## START Material for this exercise
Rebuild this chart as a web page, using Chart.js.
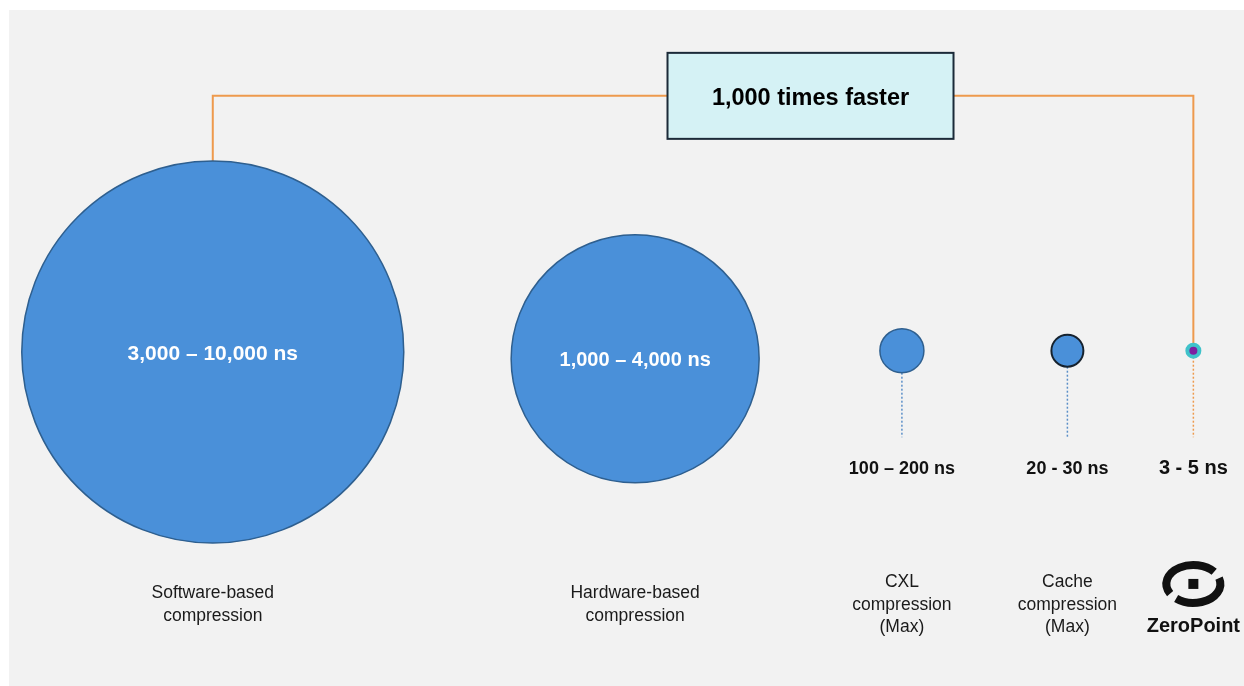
<!DOCTYPE html>
<html>
<head>
<meta charset="utf-8">
<script src="https://cdn.jsdelivr.net/npm/chart.js@4"></script>
<style>
html, body { margin:0; background:#fff; }
#wrap { position:absolute; left:9px; top:10px; width:1235px; height:676px; background:#f2f2f2; }
</style>
</head>
<body>
<div id="wrap"><canvas id="latencyChart" width="1235" height="676"></canvas></div>
<script>
// ---- data ----
const categoryLines = [["Software-based", "compression"],
                       ["Hardware-based", "compression"],
                       ["CXL", "compression", "(Max)"],
                       ["Cache", "compression", "(Max)"],
                       []]; //last one is the ZeroPoint logo
const latencyText = ["3,000 \u2013 10,000 ns", "1,000 \u2013 4,000 ns", "100 \u2013 200 ns", "20 - 30 ns", "3 - 5 ns"];
const bubbleSize = [191, 124, 22, 16, 6]; //relative circle size as drawn
const speedupText = "1,000 times faster";
const brandName = "ZeroPoint";

// ---- layout (axis units, 0-100 both ways) ----
const columnX = [16.5, 50.7, 72.3, 85.7, 95.9];
const rowY = [49.4, 48.4, 49.6, 49.6, 49.6];
const stemEndY = 36.8;
const latencyLabelY = 32.4;
const categoryLabelY = 12.0;
const logoY = 15.1;
const brandY = 9.1;
const connectorY = 87.3;
const boxX = 64.9;

// ---- styles ----
const FONT = "'Liberation Sans', Arial, sans-serif";
const TEXT_NUDGE = 2; //middle baseline sits a bit high with this font
const bubbleFill = ["#4a90d9", "#4a90d9", "#4a90d9", "#4a90d9", "#7d1fa0"];
const bubbleBorder = ["#2e5f8f", "#2e5f8f", "#2e5f8f", "#16222e", "#3fc2ca"];
const bubbleBorderW = [1.5, 1.5, 1.5, 2, 4];
const latencyFont = [21, 20, 18, 18, 20];
const stemColour = ["", "", "#5b8fc8", "#5b8fc8", "#ee9a4d"];
const orange = "#ee9a4d";

const overlay = {
	id: "overlay",
	beforeDatasetsDraw(chart){
		const ctx = chart.ctx;
		const pts = chart.getDatasetMeta(0).data;
		const xs = chart.scales.x, ys = chart.scales.y;
		const first = pts[0], last = pts[pts.length - 1];
		const lineY = ys.getPixelForValue(connectorY);

		ctx.save();
		//orange connector from first to last bubble
		ctx.strokeStyle = orange;
		ctx.lineWidth = 2;
		ctx.beginPath();
		ctx.moveTo(first.x, first.y - bubbleSize[0]);
		ctx.lineTo(first.x, lineY);
		ctx.lineTo(last.x, lineY);
		ctx.lineTo(last.x, last.y);
		ctx.stroke();

		//speedup box
		const bx = xs.getPixelForValue(boxX), bw = 286, bh = 86;
		ctx.fillStyle = "#d5f2f5";
		ctx.fillRect(bx - bw/2, lineY - bh/2, bw, bh);
		ctx.strokeStyle = "#1b2a38";
		ctx.lineWidth = 2;
		ctx.strokeRect(bx - bw/2, lineY - bh/2, bw, bh);
		ctx.fillStyle = "#000";
		ctx.font = "bold 23.5px " + FONT;
		ctx.textAlign = "center";
		ctx.textBaseline = "middle";
		ctx.fillText(speedupText, bx, lineY + TEXT_NUDGE + 1);

		//dotted stems under the small bubbles
		const stemEnd = ys.getPixelForValue(stemEndY);
		ctx.lineWidth = 1.5;
		ctx.setLineDash([2, 2]);
		pts.forEach(function(p, i){
			if(!stemColour[i]) return;
			ctx.strokeStyle = stemColour[i];
			ctx.beginPath();
			ctx.moveTo(p.x, p.y + bubbleSize[i]);
			ctx.lineTo(p.x, stemEnd);
			ctx.stroke();
		});
		ctx.restore();
	},
	afterDatasetsDraw(chart){
		const ctx = chart.ctx;
		const pts = chart.getDatasetMeta(0).data;
		const ys = chart.scales.y;
		ctx.save();
		ctx.textAlign = "center";
		ctx.textBaseline = "middle";

		pts.forEach(function(p, i){
			//latency text: inside big circles, below small ones
			ctx.font = "bold " + latencyFont[i] + "px " + FONT;
			if(bubbleSize[i] > 60){
				ctx.fillStyle = "#fff";
				ctx.fillText(latencyText[i], p.x, p.y + TEXT_NUDGE);
			} else {
				ctx.fillStyle = "#111";
				ctx.fillText(latencyText[i], p.x, ys.getPixelForValue(latencyLabelY) + TEXT_NUDGE);
			}
			//category text
			const lines = categoryLines[i];
			const cy = ys.getPixelForValue(categoryLabelY);
			const lh = 22.5;
			ctx.font = "17.5px " + FONT;
			ctx.fillStyle = "#1a1a1a";
			lines.forEach(function(t, k){
				ctx.fillText(t, p.x, cy + (k - (lines.length - 1)/2) * lh);
			});
		});

		//ZeroPoint logo under the last column
		const lp = pts[pts.length - 1];
		const ly = ys.getPixelForValue(logoY);
		ctx.strokeStyle = "#111";
		ctx.lineWidth = 8;
		ctx.beginPath();
		ctx.ellipse(lp.x, ly, 27, 19, 0, Math.PI * 0.83, Math.PI * 1.78);
		ctx.stroke();
		ctx.beginPath();
		ctx.ellipse(lp.x, ly, 27, 19, 0, Math.PI * 1.9, Math.PI * 0.72);
		ctx.stroke();
		ctx.fillStyle = "#111";
		ctx.fillRect(lp.x - 5, ly - 5, 10, 10);
		ctx.font = "bold 20px " + FONT;
		ctx.fillText(brandName, lp.x, ys.getPixelForValue(brandY) + TEXT_NUDGE);
		ctx.restore();
	}
};

new Chart("latencyChart", {
	type: "bubble",
	data: {
		datasets: [{
			data: bubbleSize.map(function(r, i){ return {x: columnX[i], y: rowY[i], r: r}; }),
			backgroundColor: bubbleFill,
			borderColor: bubbleBorder,
			borderWidth: bubbleBorderW,
			clip: false
		}]
	},
	options: {
		responsive: false,
		animation: false,
		events: [],
		layout: {padding: 0, autoPadding: false},
		plugins: {legend: {display: false}, tooltip: {enabled: false}},
		scales: {
			x: {type: "linear", min: 0, max: 100, display: false},
			y: {type: "linear", min: 0, max: 100, display: false}
		}
	},
	plugins: [overlay]
});
</script>
</body>
</html>
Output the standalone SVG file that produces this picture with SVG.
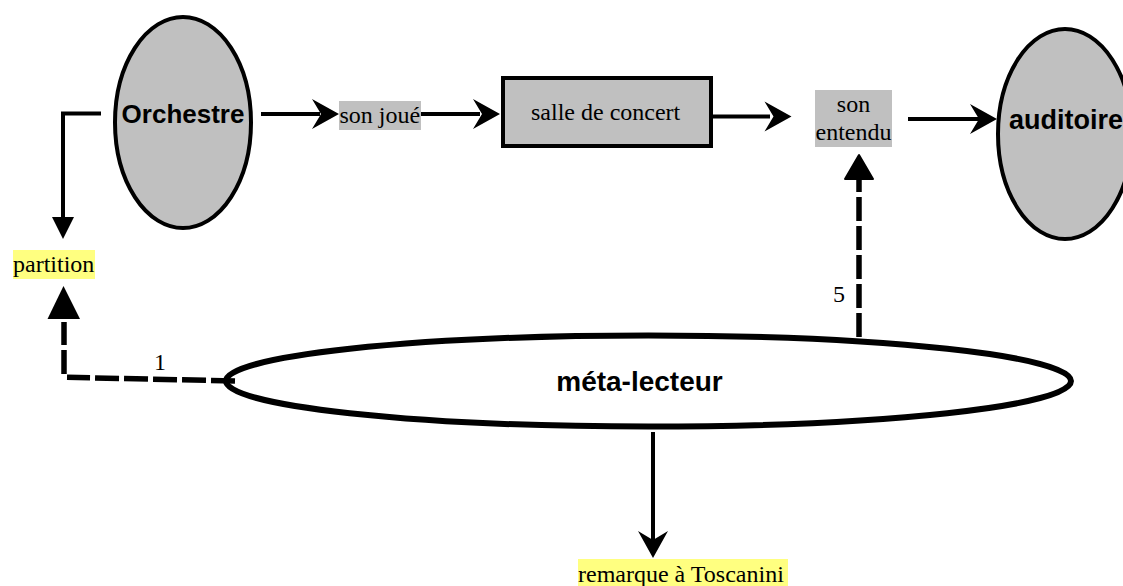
<svg xmlns="http://www.w3.org/2000/svg" width="1123" height="586" viewBox="0 0 1123 586">
<style>
.n{fill:#c0c0c0;stroke:#000;stroke-width:4}
.l{fill:none;stroke:#000;stroke-width:4}
.d{fill:none;stroke:#000;stroke-width:5.500;stroke-dasharray:24 5}
.s{font-family:"Liberation Serif","Times New Roman",serif;font-size:24px;fill:#000}
.b{font-family:"Liberation Sans",Arial,sans-serif;font-size:26px;font-weight:bold;fill:#000}
.g{fill:#c0c0c0}.y{fill:#ffff80}
</style>
<defs>
<path id="v" d="M0 0L-27 -15L-18 0L-27 15Z" fill="#000"/>
</defs>
<rect width="1123" height="586" fill="#fff"/>
<g id="orchestre"><ellipse class="n" cx="183" cy="122.500" rx="68" ry="105.500"/><text class="b" x="183" y="123" text-anchor="middle">Orchestre</text></g>
<g id="son-joue"><rect class="g" x="339" y="101" width="82" height="29"/><text class="s" x="339.500" y="123">son joué</text></g>
<g id="salle"><rect class="n" x="503" y="78" width="208" height="68"/><text class="s" x="531" y="120">salle de concert</text></g>
<g id="son-entendu"><rect class="g" x="815" y="90" width="77" height="57"/><text class="s" x="853.500" y="112" text-anchor="middle">son</text><text class="s" x="853.500" y="140" text-anchor="middle">entendu</text></g>
<g id="auditoire"><ellipse class="n" cx="1065" cy="134" rx="67" ry="105"/><text x="1009" y="129" font-family="'Liberation Sans',Arial,sans-serif" font-size="27" font-weight="bold">auditoire</text></g>
<g id="partition"><rect class="y" x="13" y="250" width="82" height="29"/><text class="s" x="13" y="272">partition</text></g>
<g id="meta-lecteur"><ellipse cx="648.500" cy="381" rx="422.500" ry="45.500" fill="#fff" stroke="#000" stroke-width="6"/><text x="639.500" y="391" text-anchor="middle" font-family="'Liberation Sans',Arial,sans-serif" font-size="28" font-weight="bold">méta-lecteur</text></g>
<g id="remarque"><rect class="y" x="578" y="559" width="210" height="27"/><text class="s" x="578" y="582">remarque à Toscanini</text></g>
<text class="s" x="154" y="370">1</text>
<text class="s" x="833" y="302">5</text>
<g id="connectors">
<path class="l" d="M101 113.500H63V220"/>
<path d="M52 217H74L63 239Z" fill="#000"/>
<path class="l" d="M261 114H320"/><use href="#v" x="339" y="114"/>
<path class="l" d="M421 114H480"/><use href="#v" x="500" y="114"/>
<path class="l" d="M712 116.500H770"/><use href="#v" x="791.500" y="116.500"/>
<path class="l" d="M908 119H980"/><use href="#v" x="997" y="119"/>
<path class="l" d="M653 432V545"/><use href="#v" transform="translate(653 558) rotate(90)"/>
<path class="d" d="M235 381L67 377.300"/>
<path class="d" d="M64 374V322"/>
<path d="M47.500 319H80L63.500 286Z" fill="#000"/>
<path class="d" d="M859 337V180"/>
<path d="M845 179H873L859 155Z" fill="#000" stroke="#000" stroke-width="2" stroke-linejoin="round"/>
</g>
</svg>
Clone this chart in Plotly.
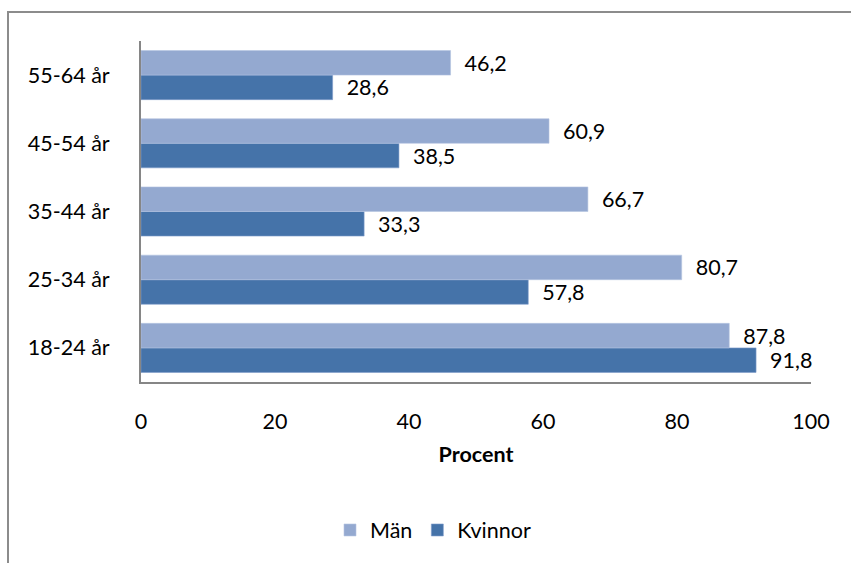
import plotly.graph_objects as go

categories = ["18-24 år", "25-34 år", "35-44 år", "45-54 år", "55-64 år"]
man = [87.8, 80.7, 66.7, 60.9, 46.2]
kvinnor = [91.8, 57.8, 33.3, 38.5, 28.6]
x_ticks = [0, 20, 40, 60, 80, 100]

FONT = "Lato"
FS = 21.5
c_man = "#94A9D0"
c_kv = "#4573A9"

fig = go.Figure()
fig.add_trace(go.Bar(
    y=categories, x=kvinnor, name="Kvinnor", orientation="h",
    marker=dict(color=c_kv, line=dict(color="#7f9ccb", width=0.6)),
    text=kvinnor, texttemplate="  %{x:.1f}", textposition="outside",
    textfont=dict(family=FONT, size=FS, color="#000"), cliponaxis=False,
    constraintext="none",
))
fig.add_trace(go.Bar(
    y=categories, x=man, name="Män", orientation="h",
    marker=dict(color=c_man, line=dict(color="#b5c4e0", width=0.6)),
    text=man, texttemplate="  %{x:.1f}", textposition="outside",
    textfont=dict(family=FONT, size=FS, color="#000"), cliponaxis=False,
    constraintext="none",
))

W, H = 851, 563
L, R, T, B = 141, 40, 41, 181
pw = W - L - R
ph = H - T - B

fig.update_layout(
    width=W, height=H,
    margin=dict(l=L, r=R, t=T, b=B, pad=0),
    barmode="group", bargap=0.28, bargroupgap=0,
    separators=", ",
    plot_bgcolor="white", paper_bgcolor="white",
    font=dict(family=FONT, size=FS, color="#000"),
    xaxis=dict(
        range=[0, 100], tickvals=x_ticks, showgrid=False, zeroline=False,
        showline=True, linecolor="#868686", linewidth=2,
        ticks="", ticklabelstandoff=19,
        tickfont=dict(family=FONT, size=FS),
        title=dict(text="<b>Procent</b>", font=dict(family=FONT, size=FS), standoff=14),
    ),
    yaxis=dict(
        categoryorder="array", categoryarray=categories,
        showgrid=False, zeroline=False, showline=True,
        linecolor="#868686", linewidth=2, ticks="", ticklabelstandoff=25,
        tickfont=dict(family=FONT, size=FS),
    ),
    legend=dict(
        orientation="h", traceorder="reversed",
        x=433 / W, xref="container", xanchor="center",
        y=(H - 530) / H, yref="container", yanchor="middle",
        font=dict(family=FONT, size=FS),
    ),
    showlegend=True,
    shapes=[dict(
        type="rect", xref="paper", yref="paper",
        x0=(8 - L) / pw, x1=1.3, y0=-1.0, y1=(H - B - 12) / ph,
        line=dict(color="#8c8c8c", width=2), fillcolor="rgba(0,0,0,0)",
        layer="below",
    )],
)

fig.write_html("out.html")
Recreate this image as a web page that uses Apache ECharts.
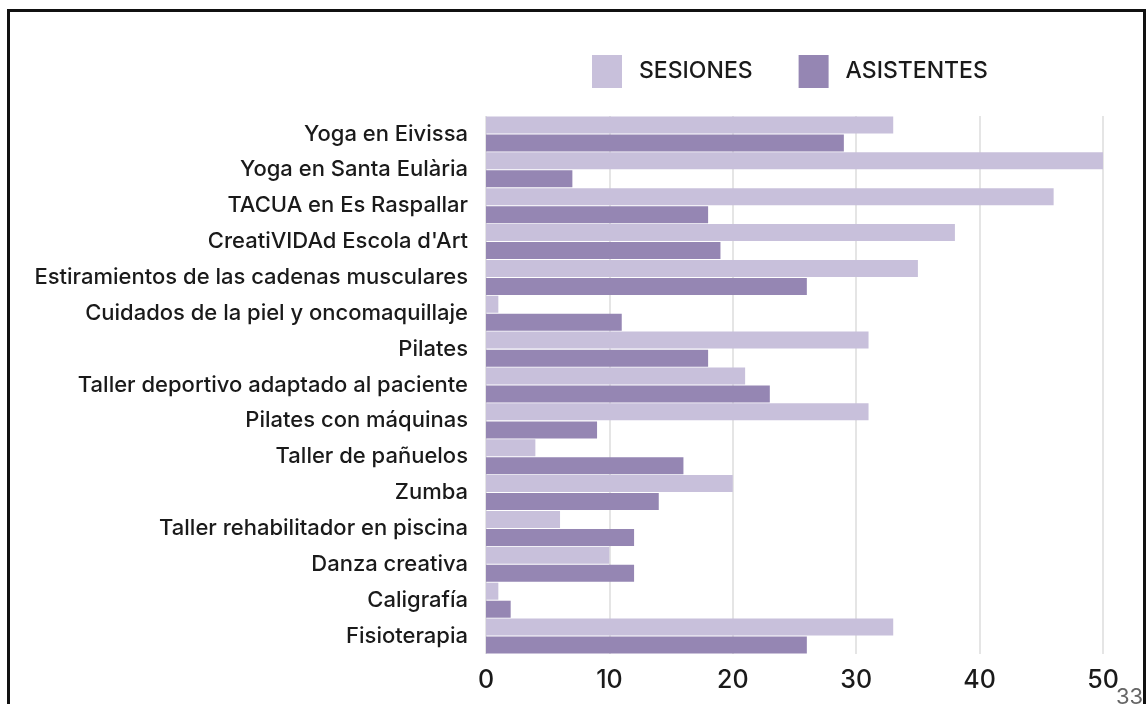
## END Material for this exercise
Instructions to follow: Repeat only the lines from the one with "Clone this chart in Plotly." down to the one with "x_ticks = [0, 20, 40, 60, 80, 100]", word for word and both included, and leave the pictures out.

Solution to the exercise:
Clone this chart in Plotly.
import plotly.graph_objects as go

categories = ["18-24 år", "25-34 år", "35-44 år", "45-54 år", "55-64 år"]
man = [87.8, 80.7, 66.7, 60.9, 46.2]
kvinnor = [91.8, 57.8, 33.3, 38.5, 28.6]
x_ticks = [0, 20, 40, 60, 80, 100]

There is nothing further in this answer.